> **What you will do**
Transcribe the listing exactly, leaving out every picture.

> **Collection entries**
_ _ _ _ _ _ _
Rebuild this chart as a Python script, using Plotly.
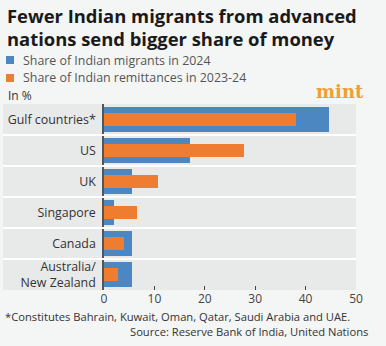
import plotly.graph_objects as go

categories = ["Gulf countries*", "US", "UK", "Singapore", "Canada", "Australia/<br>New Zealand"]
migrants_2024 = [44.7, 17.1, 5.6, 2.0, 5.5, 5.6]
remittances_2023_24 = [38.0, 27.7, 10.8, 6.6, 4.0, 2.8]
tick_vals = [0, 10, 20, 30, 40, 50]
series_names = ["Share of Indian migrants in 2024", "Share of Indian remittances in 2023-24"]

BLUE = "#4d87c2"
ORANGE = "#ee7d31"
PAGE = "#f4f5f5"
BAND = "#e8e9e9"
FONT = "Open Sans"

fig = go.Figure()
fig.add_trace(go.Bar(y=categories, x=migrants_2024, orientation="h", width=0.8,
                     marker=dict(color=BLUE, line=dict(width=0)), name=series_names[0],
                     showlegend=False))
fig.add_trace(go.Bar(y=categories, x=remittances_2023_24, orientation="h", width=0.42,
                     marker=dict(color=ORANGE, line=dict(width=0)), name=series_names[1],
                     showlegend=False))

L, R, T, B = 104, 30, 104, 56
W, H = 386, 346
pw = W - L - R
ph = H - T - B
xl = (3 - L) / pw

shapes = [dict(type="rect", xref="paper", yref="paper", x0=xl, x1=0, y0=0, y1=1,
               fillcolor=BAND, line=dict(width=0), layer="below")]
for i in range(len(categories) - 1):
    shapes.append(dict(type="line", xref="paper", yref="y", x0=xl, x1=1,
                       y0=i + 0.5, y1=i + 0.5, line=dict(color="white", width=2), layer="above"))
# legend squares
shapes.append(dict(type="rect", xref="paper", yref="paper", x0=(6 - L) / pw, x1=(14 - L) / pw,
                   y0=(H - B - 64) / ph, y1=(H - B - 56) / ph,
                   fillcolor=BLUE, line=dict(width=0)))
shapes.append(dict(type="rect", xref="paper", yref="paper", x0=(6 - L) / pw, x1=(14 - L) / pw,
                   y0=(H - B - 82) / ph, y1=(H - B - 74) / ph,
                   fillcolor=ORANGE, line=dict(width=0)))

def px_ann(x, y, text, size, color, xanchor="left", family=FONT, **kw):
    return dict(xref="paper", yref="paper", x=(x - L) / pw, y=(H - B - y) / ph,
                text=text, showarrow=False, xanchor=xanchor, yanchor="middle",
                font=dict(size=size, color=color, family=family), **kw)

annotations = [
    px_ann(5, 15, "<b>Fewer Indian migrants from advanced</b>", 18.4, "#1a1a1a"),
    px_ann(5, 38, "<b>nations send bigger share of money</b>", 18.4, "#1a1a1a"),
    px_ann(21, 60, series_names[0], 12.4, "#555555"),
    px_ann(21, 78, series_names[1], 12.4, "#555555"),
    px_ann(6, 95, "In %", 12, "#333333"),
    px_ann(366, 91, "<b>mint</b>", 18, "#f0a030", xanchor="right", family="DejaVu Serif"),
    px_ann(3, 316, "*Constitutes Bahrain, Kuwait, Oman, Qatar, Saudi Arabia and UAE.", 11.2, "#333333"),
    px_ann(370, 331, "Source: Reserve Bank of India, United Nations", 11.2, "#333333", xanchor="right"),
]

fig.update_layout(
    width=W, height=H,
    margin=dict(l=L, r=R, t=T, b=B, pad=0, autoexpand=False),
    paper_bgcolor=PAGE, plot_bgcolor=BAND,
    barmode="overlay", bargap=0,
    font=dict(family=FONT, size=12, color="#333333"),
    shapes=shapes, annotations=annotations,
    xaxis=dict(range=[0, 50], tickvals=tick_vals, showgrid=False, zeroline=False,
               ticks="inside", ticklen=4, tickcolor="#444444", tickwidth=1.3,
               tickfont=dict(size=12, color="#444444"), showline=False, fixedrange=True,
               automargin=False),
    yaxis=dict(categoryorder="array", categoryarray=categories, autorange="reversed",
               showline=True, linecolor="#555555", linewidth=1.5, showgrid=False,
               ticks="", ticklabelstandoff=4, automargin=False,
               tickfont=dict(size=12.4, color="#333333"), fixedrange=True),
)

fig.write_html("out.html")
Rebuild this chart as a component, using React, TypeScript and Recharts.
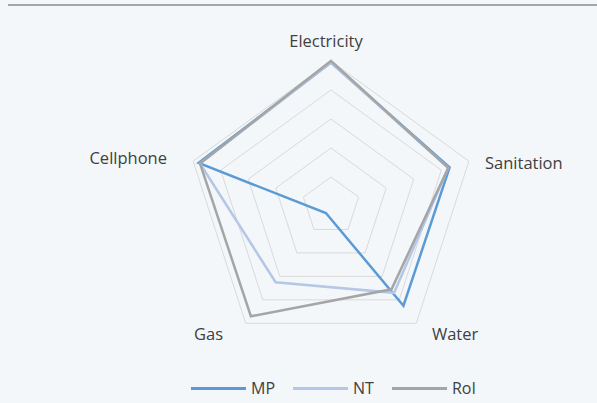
_ _ _ _ _ _ _
> **Exercise response**
Rebuild this chart as a Python script, using Plotly.
import plotly.graph_objects as go

categories = ["Gulf countries*", "US", "UK", "Singapore", "Canada", "Australia/<br>New Zealand"]
migrants_2024 = [44.7, 17.1, 5.6, 2.0, 5.5, 5.6]
remittances_2023_24 = [38.0, 27.7, 10.8, 6.6, 4.0, 2.8]
tick_vals = [0, 10, 20, 30, 40, 50]
series_names = ["Share of Indian migrants in 2024", "Share of Indian remittances in 2023-24"]

BLUE = "#4d87c2"
ORANGE = "#ee7d31"
PAGE = "#f4f5f5"
BAND = "#e8e9e9"
FONT = "Open Sans"

fig = go.Figure()
fig.add_trace(go.Bar(y=categories, x=migrants_2024, orientation="h", width=0.8,
                     marker=dict(color=BLUE, line=dict(width=0)), name=series_names[0],
                     showlegend=False))
fig.add_trace(go.Bar(y=categories, x=remittances_2023_24, orientation="h", width=0.42,
                     marker=dict(color=ORANGE, line=dict(width=0)), name=series_names[1],
                     showlegend=False))

L, R, T, B = 104, 30, 104, 56
W, H = 386, 346
pw = W - L - R
ph = H - T - B
xl = (3 - L) / pw

shapes = [dict(type="rect", xref="paper", yref="paper", x0=xl, x1=0, y0=0, y1=1,
               fillcolor=BAND, line=dict(width=0), layer="below")]
for i in range(len(categories) - 1):
    shapes.append(dict(type="line", xref="paper", yref="y", x0=xl, x1=1,
                       y0=i + 0.5, y1=i + 0.5, line=dict(color="white", width=2), layer="above"))
# legend squares
shapes.append(dict(type="rect", xref="paper", yref="paper", x0=(6 - L) / pw, x1=(14 - L) / pw,
                   y0=(H - B - 64) / ph, y1=(H - B - 56) / ph,
                   fillcolor=BLUE, line=dict(width=0)))
shapes.append(dict(type="rect", xref="paper", yref="paper", x0=(6 - L) / pw, x1=(14 - L) / pw,
                   y0=(H - B - 82) / ph, y1=(H - B - 74) / ph,
                   fillcolor=ORANGE, line=dict(width=0)))

def px_ann(x, y, text, size, color, xanchor="left", family=FONT, **kw):
    return dict(xref="paper", yref="paper", x=(x - L) / pw, y=(H - B - y) / ph,
                text=text, showarrow=False, xanchor=xanchor, yanchor="middle",
                font=dict(size=size, color=color, family=family), **kw)

annotations = [
    px_ann(5, 15, "<b>Fewer Indian migrants from advanced</b>", 18.4, "#1a1a1a"),
    px_ann(5, 38, "<b>nations send bigger share of money</b>", 18.4, "#1a1a1a"),
    px_ann(21, 60, series_names[0], 12.4, "#555555"),
    px_ann(21, 78, series_names[1], 12.4, "#555555"),
    px_ann(6, 95, "In %", 12, "#333333"),
    px_ann(366, 91, "<b>mint</b>", 18, "#f0a030", xanchor="right", family="DejaVu Serif"),
    px_ann(3, 316, "*Constitutes Bahrain, Kuwait, Oman, Qatar, Saudi Arabia and UAE.", 11.2, "#333333"),
    px_ann(370, 331, "Source: Reserve Bank of India, United Nations", 11.2, "#333333", xanchor="right"),
]

fig.update_layout(
    width=W, height=H,
    margin=dict(l=L, r=R, t=T, b=B, pad=0, autoexpand=False),
    paper_bgcolor=PAGE, plot_bgcolor=BAND,
    barmode="overlay", bargap=0,
    font=dict(family=FONT, size=12, color="#333333"),
    shapes=shapes, annotations=annotations,
    xaxis=dict(range=[0, 50], tickvals=tick_vals, showgrid=False, zeroline=False,
               ticks="inside", ticklen=4, tickcolor="#444444", tickwidth=1.3,
               tickfont=dict(size=12, color="#444444"), showline=False, fixedrange=True,
               automargin=False),
    yaxis=dict(categoryorder="array", categoryarray=categories, autorange="reversed",
               showline=True, linecolor="#555555", linewidth=1.5, showgrid=False,
               ticks="", ticklabelstandoff=4, automargin=False,
               tickfont=dict(size=12.4, color="#333333"), fixedrange=True),
)

fig.write_html("out.html")
Rebuild this chart as a component, using React, TypeScript and Recharts.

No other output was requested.